Выставка Марка Шагала в Париже

Русско-французский еврей, понятный без перевода

       В Парижском музее современного искусства (Musee de l`Art moderne de la Ville de Paris) открылась выставка "Марк Шагал. Русские годы. 1907-1922", на которой представлено более 200 работ из многих музеев мира — ГТГ, ГРМ, американских (Метрополитен, Музей современного искусства MOMA, Музей Соломона Гуггенхайма) и многих европейских собраний, а также Израиля и Японии. Выставка организована директором музея Сюзанной Паже прежде всего для показа во Франции сенсационных панно Шагала для Государственного камерного еврейского театра (ГОСЕКТ), выполненных им в 1922 году и с 1950-х годов надежно спрятанных в запасниках Третьяковки. Обозреватель Ъ ЕКАТЕРИНА Ъ-ДЕГОТЬ сообщает из Парижа.
       
       Российский зритель, уверенный, что парижская экспозиция повторяет аналогичную московскую выставку, состоявшуюся несколько лет назад в Третьяковской галерее, жестоко ошибется. "Русские годы" Шагала в нынешнем варианте являются в значительной мере парижскими (1910-1914 он провел там), а вещей этого периода — возможно, лучшего в его жизни — в нашей стране нет вообще. Из крупных работ, находящихся в русских собраниях, на выставке отсутствует "Венчание", "Окно на даче" и "Автопортрет с музой". Два больших автопортрета с Беллой: "Над городом" и "Прогулка" — дополнены третьим, у нас менее известным, из собрания Центра Помпиду. На нем Шагал в красном пиджаке с рюмкой вина в руке сидит на плечах у своей жены Беллы. Над ними парит ангелочек, а внизу, под ногами, расстилается плоский российский пейзаж, прах которого Шагал вскоре отряхнул со своих ног. К сожалению, как выяснилось на парижской выставке, за пределами России оказался не только сам Шагал, но и самые значительные его работы. Исключением являются панно для ГОСЕКТа, исполненные им буквально в последний момент перед отъездом — такая возможность открылась перед ним, когда тогдашний посол Литвы поэт-символист Юргис Балтрушайтис пригласил его на выставку в Каунас. Через Берлин (где его выставки сопровождались оглушительным успехом) Шагал вернулся в любимый им Париж.

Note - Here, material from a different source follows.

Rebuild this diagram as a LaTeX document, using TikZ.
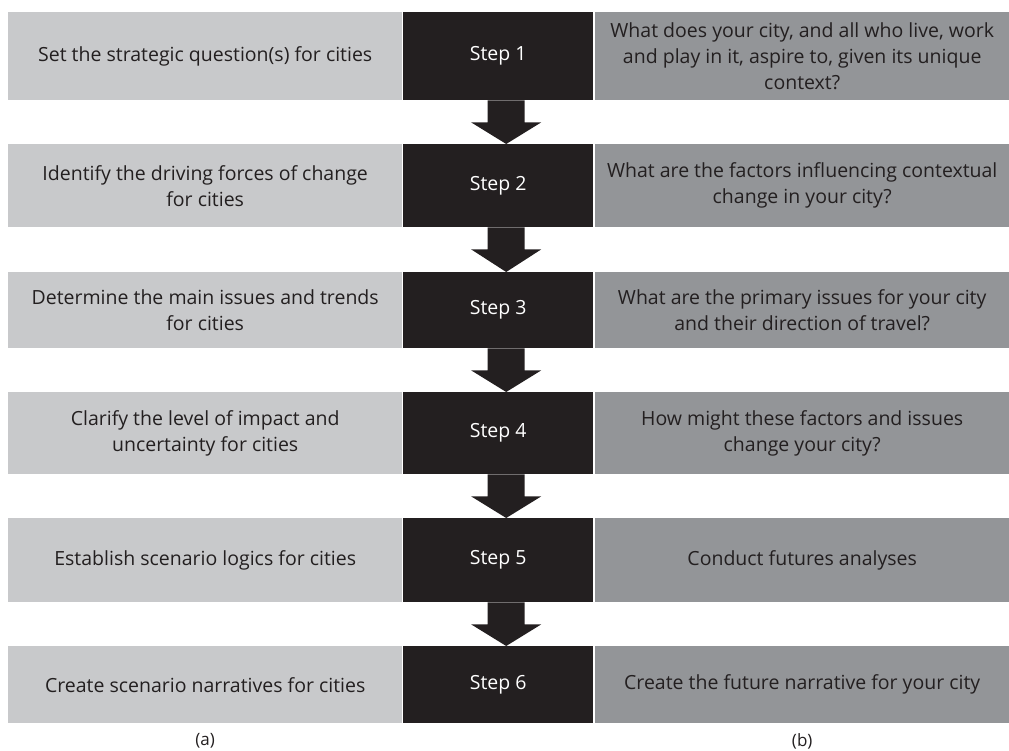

       Шагал, как Дягилев или Бакст, был, по сути дела, еще дореволюционным эмигрантом — не политическим, а культурным. Его приезд домой на свадьбу сестры пришелся на лето 1914 года и обернулся шестилетним пребыванием в стране катастрофических перемен, где он оказался опять эмигрантом, на сей раз из Парижа. Он культивировал и в творчестве, и в жизни образ человека, изначально всеми обиженного, но наивно-счастливого и оберегаемого судьбой именно в силу его полной беспомощности. Образ мечтателя, Luftmensch, "воздушного человека" еврейского фольклора. Можно, конечно, сомневаться, что именно таков был Шагала в действительности, но он не упускал возможности быть откуда-нибудь изгнанным. В качестве гонителя предстал и ни о чем не подозревавший Малевич, приехавший преподавать в Витебскую Свободную академию и решивший превратить ее в Академию супрематизма. Малевичу вряд ли было дело до Шагала, но тот сразу же собрал чемоданы и ринулся с Беллой в Москву. Шагал опять стал жертвой обстоятельств, опять бездомным и гонимым — именно таков был стиль его судьбы. Идеальная любовь и семья были другой важнейшей стороной его мифа о бездомности — мифа глубинно еврейского и одновременно романтически-поэтического.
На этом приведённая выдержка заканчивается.